[Begin Given data]
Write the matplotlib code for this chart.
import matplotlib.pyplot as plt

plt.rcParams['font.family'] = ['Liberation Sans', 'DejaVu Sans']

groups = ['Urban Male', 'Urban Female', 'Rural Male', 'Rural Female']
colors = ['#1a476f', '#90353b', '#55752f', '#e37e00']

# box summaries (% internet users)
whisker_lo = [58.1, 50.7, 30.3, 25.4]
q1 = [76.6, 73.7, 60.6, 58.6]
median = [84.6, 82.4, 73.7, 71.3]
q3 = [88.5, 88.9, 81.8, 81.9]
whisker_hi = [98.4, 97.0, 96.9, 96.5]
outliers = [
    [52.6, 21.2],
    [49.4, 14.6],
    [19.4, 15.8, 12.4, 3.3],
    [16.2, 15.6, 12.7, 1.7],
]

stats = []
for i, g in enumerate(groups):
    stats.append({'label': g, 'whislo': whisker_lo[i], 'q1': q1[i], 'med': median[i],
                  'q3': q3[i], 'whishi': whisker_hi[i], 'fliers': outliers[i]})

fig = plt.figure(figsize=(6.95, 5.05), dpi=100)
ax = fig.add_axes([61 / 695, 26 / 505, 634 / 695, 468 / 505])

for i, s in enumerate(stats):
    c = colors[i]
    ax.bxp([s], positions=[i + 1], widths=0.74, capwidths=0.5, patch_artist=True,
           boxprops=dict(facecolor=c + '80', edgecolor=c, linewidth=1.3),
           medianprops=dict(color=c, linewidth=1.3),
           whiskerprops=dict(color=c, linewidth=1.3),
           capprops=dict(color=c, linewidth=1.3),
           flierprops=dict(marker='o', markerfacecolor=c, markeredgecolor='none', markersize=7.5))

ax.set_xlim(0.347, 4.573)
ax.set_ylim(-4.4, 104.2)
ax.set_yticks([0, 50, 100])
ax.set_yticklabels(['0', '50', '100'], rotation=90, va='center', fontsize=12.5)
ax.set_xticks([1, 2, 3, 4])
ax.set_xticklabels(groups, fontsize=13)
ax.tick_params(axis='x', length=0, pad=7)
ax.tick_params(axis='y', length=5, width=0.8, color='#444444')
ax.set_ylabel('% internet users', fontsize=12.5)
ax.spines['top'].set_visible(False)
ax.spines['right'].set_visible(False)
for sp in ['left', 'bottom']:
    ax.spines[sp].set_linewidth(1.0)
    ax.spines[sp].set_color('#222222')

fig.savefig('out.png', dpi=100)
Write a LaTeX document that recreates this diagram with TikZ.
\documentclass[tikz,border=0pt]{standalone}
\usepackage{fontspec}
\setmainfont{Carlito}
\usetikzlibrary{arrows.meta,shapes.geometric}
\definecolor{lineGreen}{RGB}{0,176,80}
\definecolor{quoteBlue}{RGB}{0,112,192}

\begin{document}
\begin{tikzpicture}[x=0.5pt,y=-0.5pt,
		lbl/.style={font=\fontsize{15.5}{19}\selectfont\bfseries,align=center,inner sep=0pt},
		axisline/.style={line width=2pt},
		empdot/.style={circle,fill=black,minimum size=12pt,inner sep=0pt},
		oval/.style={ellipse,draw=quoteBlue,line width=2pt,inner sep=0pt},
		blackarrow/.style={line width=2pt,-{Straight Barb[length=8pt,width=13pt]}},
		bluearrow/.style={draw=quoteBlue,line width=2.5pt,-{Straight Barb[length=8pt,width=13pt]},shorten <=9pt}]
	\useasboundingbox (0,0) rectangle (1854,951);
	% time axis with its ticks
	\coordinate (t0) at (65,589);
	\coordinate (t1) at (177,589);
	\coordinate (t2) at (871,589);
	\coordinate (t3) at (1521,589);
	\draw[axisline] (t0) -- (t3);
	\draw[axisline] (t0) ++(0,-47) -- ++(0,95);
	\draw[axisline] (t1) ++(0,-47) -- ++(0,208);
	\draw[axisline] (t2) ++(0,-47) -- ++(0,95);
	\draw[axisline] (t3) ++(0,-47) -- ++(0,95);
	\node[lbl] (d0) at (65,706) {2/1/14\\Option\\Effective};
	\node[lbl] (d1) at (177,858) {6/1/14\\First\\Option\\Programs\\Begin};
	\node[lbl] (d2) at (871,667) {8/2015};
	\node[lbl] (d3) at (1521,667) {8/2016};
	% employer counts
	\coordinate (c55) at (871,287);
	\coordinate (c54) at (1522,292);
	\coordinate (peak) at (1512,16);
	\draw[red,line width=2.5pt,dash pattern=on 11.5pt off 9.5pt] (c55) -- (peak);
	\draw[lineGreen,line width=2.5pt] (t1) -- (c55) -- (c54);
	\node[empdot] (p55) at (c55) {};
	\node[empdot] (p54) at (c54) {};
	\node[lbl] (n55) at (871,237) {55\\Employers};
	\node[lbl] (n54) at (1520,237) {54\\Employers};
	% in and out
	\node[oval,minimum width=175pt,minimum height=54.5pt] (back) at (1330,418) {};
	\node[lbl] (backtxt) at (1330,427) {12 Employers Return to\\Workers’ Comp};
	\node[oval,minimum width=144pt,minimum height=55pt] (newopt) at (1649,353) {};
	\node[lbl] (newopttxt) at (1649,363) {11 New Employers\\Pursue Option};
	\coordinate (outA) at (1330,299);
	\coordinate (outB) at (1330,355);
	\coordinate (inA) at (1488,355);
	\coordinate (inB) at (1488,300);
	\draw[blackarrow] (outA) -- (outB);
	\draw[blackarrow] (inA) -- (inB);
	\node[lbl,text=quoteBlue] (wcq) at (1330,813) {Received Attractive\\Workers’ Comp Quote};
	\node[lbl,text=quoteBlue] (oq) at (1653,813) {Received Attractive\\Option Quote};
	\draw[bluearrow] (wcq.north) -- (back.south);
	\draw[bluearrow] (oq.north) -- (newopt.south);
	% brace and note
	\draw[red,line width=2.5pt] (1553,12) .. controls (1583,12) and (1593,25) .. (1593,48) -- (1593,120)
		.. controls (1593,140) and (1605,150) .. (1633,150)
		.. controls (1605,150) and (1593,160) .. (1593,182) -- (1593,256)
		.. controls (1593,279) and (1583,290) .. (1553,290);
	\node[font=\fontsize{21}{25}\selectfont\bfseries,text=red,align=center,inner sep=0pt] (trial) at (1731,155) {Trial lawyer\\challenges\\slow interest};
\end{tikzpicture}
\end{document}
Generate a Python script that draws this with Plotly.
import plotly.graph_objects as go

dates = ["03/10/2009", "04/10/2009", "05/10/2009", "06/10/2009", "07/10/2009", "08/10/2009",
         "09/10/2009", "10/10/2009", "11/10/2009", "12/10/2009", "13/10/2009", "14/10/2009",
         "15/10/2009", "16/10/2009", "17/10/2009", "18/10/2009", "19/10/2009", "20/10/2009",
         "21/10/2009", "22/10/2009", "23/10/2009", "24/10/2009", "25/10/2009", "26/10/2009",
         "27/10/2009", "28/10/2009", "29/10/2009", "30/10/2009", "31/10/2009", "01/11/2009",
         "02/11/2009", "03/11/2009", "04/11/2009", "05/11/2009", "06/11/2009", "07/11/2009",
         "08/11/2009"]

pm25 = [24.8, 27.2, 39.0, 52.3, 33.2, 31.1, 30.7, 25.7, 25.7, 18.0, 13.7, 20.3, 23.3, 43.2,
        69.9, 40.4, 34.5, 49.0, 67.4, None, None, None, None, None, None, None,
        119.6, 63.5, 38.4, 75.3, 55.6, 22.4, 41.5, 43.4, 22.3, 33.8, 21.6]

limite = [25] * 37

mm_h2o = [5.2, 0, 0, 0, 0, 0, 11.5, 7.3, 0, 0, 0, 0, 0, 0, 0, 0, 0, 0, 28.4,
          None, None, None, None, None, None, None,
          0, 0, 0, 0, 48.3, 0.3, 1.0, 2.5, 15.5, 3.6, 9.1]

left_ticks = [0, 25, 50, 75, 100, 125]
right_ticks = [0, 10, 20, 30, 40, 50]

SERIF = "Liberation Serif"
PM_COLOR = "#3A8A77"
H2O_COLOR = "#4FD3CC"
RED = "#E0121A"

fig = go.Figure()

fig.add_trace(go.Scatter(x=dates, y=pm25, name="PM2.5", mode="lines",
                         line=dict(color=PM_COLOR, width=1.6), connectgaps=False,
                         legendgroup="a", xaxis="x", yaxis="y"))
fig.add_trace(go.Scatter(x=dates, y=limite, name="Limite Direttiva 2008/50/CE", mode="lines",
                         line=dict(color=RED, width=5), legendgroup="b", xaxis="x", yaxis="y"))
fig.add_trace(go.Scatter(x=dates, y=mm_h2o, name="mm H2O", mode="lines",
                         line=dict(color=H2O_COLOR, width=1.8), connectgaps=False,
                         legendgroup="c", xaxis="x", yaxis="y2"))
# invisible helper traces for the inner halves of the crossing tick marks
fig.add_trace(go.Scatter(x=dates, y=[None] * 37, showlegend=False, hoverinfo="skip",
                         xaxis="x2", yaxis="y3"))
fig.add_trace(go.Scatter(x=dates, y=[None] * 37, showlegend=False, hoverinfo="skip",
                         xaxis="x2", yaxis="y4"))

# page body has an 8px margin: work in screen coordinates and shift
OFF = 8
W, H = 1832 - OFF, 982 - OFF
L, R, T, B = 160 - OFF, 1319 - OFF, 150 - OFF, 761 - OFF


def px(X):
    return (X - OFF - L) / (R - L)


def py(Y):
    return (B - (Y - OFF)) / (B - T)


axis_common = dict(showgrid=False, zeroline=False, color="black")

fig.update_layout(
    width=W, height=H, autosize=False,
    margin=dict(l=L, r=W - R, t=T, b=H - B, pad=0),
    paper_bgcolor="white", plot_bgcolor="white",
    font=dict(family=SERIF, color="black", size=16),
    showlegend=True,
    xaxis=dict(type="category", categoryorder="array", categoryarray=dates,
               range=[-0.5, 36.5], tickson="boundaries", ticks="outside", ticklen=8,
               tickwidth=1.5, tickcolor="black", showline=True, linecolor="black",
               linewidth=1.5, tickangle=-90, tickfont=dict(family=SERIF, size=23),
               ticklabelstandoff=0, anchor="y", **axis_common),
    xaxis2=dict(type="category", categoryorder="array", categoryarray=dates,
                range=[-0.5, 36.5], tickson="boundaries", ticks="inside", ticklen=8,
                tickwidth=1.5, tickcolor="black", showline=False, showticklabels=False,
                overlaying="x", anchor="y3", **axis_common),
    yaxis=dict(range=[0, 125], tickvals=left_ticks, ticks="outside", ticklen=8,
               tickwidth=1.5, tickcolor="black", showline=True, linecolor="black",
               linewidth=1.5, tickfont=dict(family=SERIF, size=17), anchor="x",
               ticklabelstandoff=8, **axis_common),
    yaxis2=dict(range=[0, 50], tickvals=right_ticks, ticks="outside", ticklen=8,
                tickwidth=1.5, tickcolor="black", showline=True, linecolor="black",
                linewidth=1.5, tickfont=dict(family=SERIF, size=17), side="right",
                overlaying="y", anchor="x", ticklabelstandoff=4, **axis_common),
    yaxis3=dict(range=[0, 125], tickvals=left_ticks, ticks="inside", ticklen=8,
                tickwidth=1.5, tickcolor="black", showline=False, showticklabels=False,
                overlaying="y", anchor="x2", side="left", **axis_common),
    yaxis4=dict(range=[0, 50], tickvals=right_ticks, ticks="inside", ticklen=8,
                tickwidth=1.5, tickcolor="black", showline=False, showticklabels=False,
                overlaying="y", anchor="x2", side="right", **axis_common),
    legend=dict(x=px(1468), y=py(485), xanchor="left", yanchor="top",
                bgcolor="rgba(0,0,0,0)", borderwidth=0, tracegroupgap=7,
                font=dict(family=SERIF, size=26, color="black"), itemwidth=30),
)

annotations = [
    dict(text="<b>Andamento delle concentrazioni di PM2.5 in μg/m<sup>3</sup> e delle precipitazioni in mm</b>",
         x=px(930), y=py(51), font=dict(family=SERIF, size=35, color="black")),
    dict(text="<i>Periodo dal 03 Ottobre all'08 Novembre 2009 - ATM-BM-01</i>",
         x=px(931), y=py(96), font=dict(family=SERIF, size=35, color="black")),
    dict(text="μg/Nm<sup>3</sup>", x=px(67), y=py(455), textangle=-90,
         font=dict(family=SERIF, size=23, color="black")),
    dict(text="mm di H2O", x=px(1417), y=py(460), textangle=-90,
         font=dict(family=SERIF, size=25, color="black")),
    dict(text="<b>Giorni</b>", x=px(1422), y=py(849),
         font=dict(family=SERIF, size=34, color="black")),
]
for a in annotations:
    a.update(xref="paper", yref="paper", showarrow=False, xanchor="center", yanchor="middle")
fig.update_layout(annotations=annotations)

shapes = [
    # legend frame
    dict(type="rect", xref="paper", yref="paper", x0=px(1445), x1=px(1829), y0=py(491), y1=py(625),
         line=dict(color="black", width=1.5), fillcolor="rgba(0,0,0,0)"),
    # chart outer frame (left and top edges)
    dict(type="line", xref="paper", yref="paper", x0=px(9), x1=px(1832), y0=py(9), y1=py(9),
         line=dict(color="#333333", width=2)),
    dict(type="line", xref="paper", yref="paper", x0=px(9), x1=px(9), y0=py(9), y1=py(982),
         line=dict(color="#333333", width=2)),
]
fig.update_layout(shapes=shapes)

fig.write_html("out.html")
[End Given data]
Stated exercise:
The answer should consist of the lines from the first line of the entries through the line with "colors = ['#1a476f', '#90353b', '#55752f', '#e37e00']", copied exactly.

Answer to the task:
Write the matplotlib code for this chart.
import matplotlib.pyplot as plt

plt.rcParams['font.family'] = ['Liberation Sans', 'DejaVu Sans']

groups = ['Urban Male', 'Urban Female', 'Rural Male', 'Rural Female']
colors = ['#1a476f', '#90353b', '#55752f', '#e37e00']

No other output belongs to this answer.